# How to show a straight line homotopy is continuous?

Given $f$ and $g$ continuous maps from $X$ into $\mathbb{R}^{2}$, how to show that the straight line homotopy map $F(x,t)=(1-t)f(x)+tg(x)$ is continuous?

If $M:\mathbb R^3\to \mathbb R^2$ is the map given by $(x,y,t)\mapsto (tx,ty)$ and $A:\mathbb {R^2\times R^2}\to \mathbb R^2$ is the map given by $((x_1,y_1),(x_2,y_2))\mapsto (x_1+x_2,y_1+y_2)$ then $M$ and $A$ are continuous maps. Also the maps $I:\mathbb {R\to R}$ given by $t\mapsto t$ and $S:\mathbb{\to R}$ given by $t\mapsto (1-t)$ are continuous.

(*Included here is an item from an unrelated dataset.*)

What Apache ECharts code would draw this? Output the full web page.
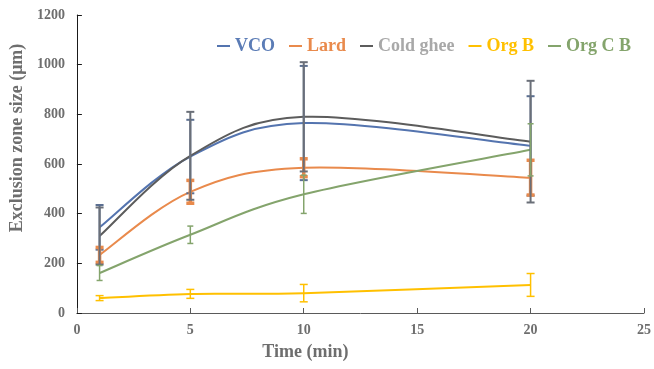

Then you can see that your map $F$ is given by $$(x,t)\mapsto((x,t),(x,t))\mapsto(f(x),(1-t),g(x),t)\mapsto((1-t)f(x),tg(x))\mapsto(1-t)f(x)+tg(x)$$
Where the second map is $f\times S\times g\times I$, the thirsd map is $M\times M$ and the fourth map is $A$. I hope you are convinced that the first map is continuous.
If both $f$ and $g$ are continuous then $F$ is a composition of continuous functions which is also continuous.